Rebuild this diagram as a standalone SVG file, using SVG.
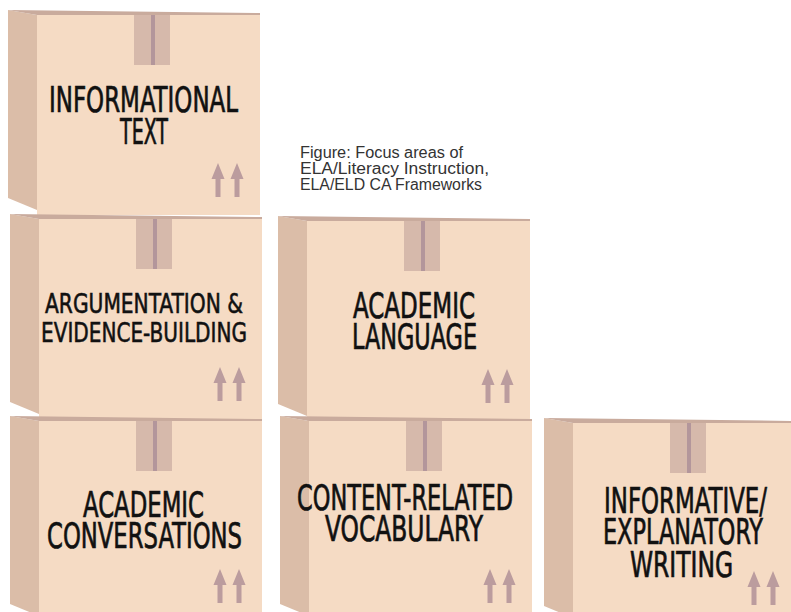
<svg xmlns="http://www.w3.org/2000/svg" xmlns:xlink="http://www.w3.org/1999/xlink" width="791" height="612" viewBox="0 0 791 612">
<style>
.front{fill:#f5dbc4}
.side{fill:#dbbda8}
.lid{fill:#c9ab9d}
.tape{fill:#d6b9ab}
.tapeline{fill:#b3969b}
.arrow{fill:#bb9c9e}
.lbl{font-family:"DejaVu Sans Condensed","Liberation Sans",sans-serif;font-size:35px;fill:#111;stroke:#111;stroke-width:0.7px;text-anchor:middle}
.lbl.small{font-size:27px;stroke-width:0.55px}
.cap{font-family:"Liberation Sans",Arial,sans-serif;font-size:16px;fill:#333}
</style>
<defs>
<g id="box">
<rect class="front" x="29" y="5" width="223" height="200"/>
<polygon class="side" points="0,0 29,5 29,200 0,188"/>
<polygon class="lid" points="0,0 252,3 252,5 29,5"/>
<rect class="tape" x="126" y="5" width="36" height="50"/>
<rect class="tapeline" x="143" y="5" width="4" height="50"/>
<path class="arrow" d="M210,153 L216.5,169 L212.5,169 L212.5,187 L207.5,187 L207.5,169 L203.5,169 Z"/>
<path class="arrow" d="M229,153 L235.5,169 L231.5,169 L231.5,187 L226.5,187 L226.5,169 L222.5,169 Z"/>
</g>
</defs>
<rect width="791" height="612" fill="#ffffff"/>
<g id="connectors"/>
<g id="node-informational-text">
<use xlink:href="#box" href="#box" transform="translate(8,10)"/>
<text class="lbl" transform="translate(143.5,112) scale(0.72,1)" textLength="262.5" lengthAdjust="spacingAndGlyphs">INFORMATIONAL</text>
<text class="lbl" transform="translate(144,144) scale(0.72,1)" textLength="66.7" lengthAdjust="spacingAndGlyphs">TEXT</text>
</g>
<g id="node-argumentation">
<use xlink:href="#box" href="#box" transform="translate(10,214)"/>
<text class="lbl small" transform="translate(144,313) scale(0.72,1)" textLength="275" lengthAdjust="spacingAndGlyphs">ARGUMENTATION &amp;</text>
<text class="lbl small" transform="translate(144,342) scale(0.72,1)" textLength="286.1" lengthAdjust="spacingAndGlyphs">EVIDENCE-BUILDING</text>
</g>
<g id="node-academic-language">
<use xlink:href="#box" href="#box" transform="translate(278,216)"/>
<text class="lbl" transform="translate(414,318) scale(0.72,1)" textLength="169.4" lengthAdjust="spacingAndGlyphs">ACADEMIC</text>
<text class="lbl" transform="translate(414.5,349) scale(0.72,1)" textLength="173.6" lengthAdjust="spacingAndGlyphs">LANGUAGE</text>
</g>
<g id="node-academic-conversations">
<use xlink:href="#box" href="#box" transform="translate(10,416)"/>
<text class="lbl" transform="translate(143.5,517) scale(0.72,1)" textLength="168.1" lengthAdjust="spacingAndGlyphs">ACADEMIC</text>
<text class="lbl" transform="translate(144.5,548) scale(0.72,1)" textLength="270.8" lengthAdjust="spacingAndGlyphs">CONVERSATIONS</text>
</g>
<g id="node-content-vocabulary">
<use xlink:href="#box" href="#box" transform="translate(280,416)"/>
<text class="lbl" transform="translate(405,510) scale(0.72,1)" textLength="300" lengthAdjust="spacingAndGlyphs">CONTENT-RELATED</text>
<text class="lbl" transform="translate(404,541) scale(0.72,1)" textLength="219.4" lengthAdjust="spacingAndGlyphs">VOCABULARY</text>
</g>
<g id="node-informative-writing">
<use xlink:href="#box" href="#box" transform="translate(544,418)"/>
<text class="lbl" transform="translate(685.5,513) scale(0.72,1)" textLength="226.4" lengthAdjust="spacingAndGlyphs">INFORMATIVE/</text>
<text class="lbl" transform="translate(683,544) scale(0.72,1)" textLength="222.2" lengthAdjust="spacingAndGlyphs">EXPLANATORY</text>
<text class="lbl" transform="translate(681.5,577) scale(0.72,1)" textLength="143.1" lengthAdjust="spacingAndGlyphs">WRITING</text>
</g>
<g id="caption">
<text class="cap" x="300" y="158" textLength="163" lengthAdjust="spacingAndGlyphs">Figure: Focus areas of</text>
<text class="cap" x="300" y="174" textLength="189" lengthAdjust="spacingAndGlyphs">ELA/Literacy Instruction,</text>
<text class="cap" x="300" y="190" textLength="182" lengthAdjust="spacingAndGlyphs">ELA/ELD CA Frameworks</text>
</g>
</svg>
☆ ☆ ☆
◆ What the exercise asks
Return the whole listing, word for word, and leave out every picture.

◆ Task result
Rebuild this diagram as a standalone SVG file, using SVG.
<svg xmlns="http://www.w3.org/2000/svg" xmlns:xlink="http://www.w3.org/1999/xlink" width="791" height="612" viewBox="0 0 791 612">
<style>
.front{fill:#f5dbc4}
.side{fill:#dbbda8}
.lid{fill:#c9ab9d}
.tape{fill:#d6b9ab}
.tapeline{fill:#b3969b}
.arrow{fill:#bb9c9e}
.lbl{font-family:"DejaVu Sans Condensed","Liberation Sans",sans-serif;font-size:35px;fill:#111;stroke:#111;stroke-width:0.7px;text-anchor:middle}
.lbl.small{font-size:27px;stroke-width:0.55px}
.cap{font-family:"Liberation Sans",Arial,sans-serif;font-size:16px;fill:#333}
</style>
<defs>
<g id="box">
<rect class="front" x="29" y="5" width="223" height="200"/>
<polygon class="side" points="0,0 29,5 29,200 0,188"/>
<polygon class="lid" points="0,0 252,3 252,5 29,5"/>
<rect class="tape" x="126" y="5" width="36" height="50"/>
<rect class="tapeline" x="143" y="5" width="4" height="50"/>
<path class="arrow" d="M210,153 L216.5,169 L212.5,169 L212.5,187 L207.5,187 L207.5,169 L203.5,169 Z"/>
<path class="arrow" d="M229,153 L235.5,169 L231.5,169 L231.5,187 L226.5,187 L226.5,169 L222.5,169 Z"/>
</g>
</defs>
<rect width="791" height="612" fill="#ffffff"/>
<g id="connectors"/>
<g id="node-informational-text">
<use xlink:href="#box" href="#box" transform="translate(8,10)"/>
<text class="lbl" transform="translate(143.5,112) scale(0.72,1)" textLength="262.5" lengthAdjust="spacingAndGlyphs">INFORMATIONAL</text>
<text class="lbl" transform="translate(144,144) scale(0.72,1)" textLength="66.7" lengthAdjust="spacingAndGlyphs">TEXT</text>
</g>
<g id="node-argumentation">
<use xlink:href="#box" href="#box" transform="translate(10,214)"/>
<text class="lbl small" transform="translate(144,313) scale(0.72,1)" textLength="275" lengthAdjust="spacingAndGlyphs">ARGUMENTATION &amp;</text>
<text class="lbl small" transform="translate(144,342) scale(0.72,1)" textLength="286.1" lengthAdjust="spacingAndGlyphs">EVIDENCE-BUILDING</text>
</g>
<g id="node-academic-language">
<use xlink:href="#box" href="#box" transform="translate(278,216)"/>
<text class="lbl" transform="translate(414,318) scale(0.72,1)" textLength="169.4" lengthAdjust="spacingAndGlyphs">ACADEMIC</text>
<text class="lbl" transform="translate(414.5,349) scale(0.72,1)" textLength="173.6" lengthAdjust="spacingAndGlyphs">LANGUAGE</text>
</g>
<g id="node-academic-conversations">
<use xlink:href="#box" href="#box" transform="translate(10,416)"/>
<text class="lbl" transform="translate(143.5,517) scale(0.72,1)" textLength="168.1" lengthAdjust="spacingAndGlyphs">ACADEMIC</text>
<text class="lbl" transform="translate(144.5,548) scale(0.72,1)" textLength="270.8" lengthAdjust="spacingAndGlyphs">CONVERSATIONS</text>
</g>
<g id="node-content-vocabulary">
<use xlink:href="#box" href="#box" transform="translate(280,416)"/>
<text class="lbl" transform="translate(405,510) scale(0.72,1)" textLength="300" lengthAdjust="spacingAndGlyphs">CONTENT-RELATED</text>
<text class="lbl" transform="translate(404,541) scale(0.72,1)" textLength="219.4" lengthAdjust="spacingAndGlyphs">VOCABULARY</text>
</g>
<g id="node-informative-writing">
<use xlink:href="#box" href="#box" transform="translate(544,418)"/>
<text class="lbl" transform="translate(685.5,513) scale(0.72,1)" textLength="226.4" lengthAdjust="spacingAndGlyphs">INFORMATIVE/</text>
<text class="lbl" transform="translate(683,544) scale(0.72,1)" textLength="222.2" lengthAdjust="spacingAndGlyphs">EXPLANATORY</text>
<text class="lbl" transform="translate(681.5,577) scale(0.72,1)" textLength="143.1" lengthAdjust="spacingAndGlyphs">WRITING</text>
</g>
<g id="caption">
<text class="cap" x="300" y="158" textLength="163" lengthAdjust="spacingAndGlyphs">Figure: Focus areas of</text>
<text class="cap" x="300" y="174" textLength="189" lengthAdjust="spacingAndGlyphs">ELA/Literacy Instruction,</text>
<text class="cap" x="300" y="190" textLength="182" lengthAdjust="spacingAndGlyphs">ELA/ELD CA Frameworks</text>
</g>
</svg>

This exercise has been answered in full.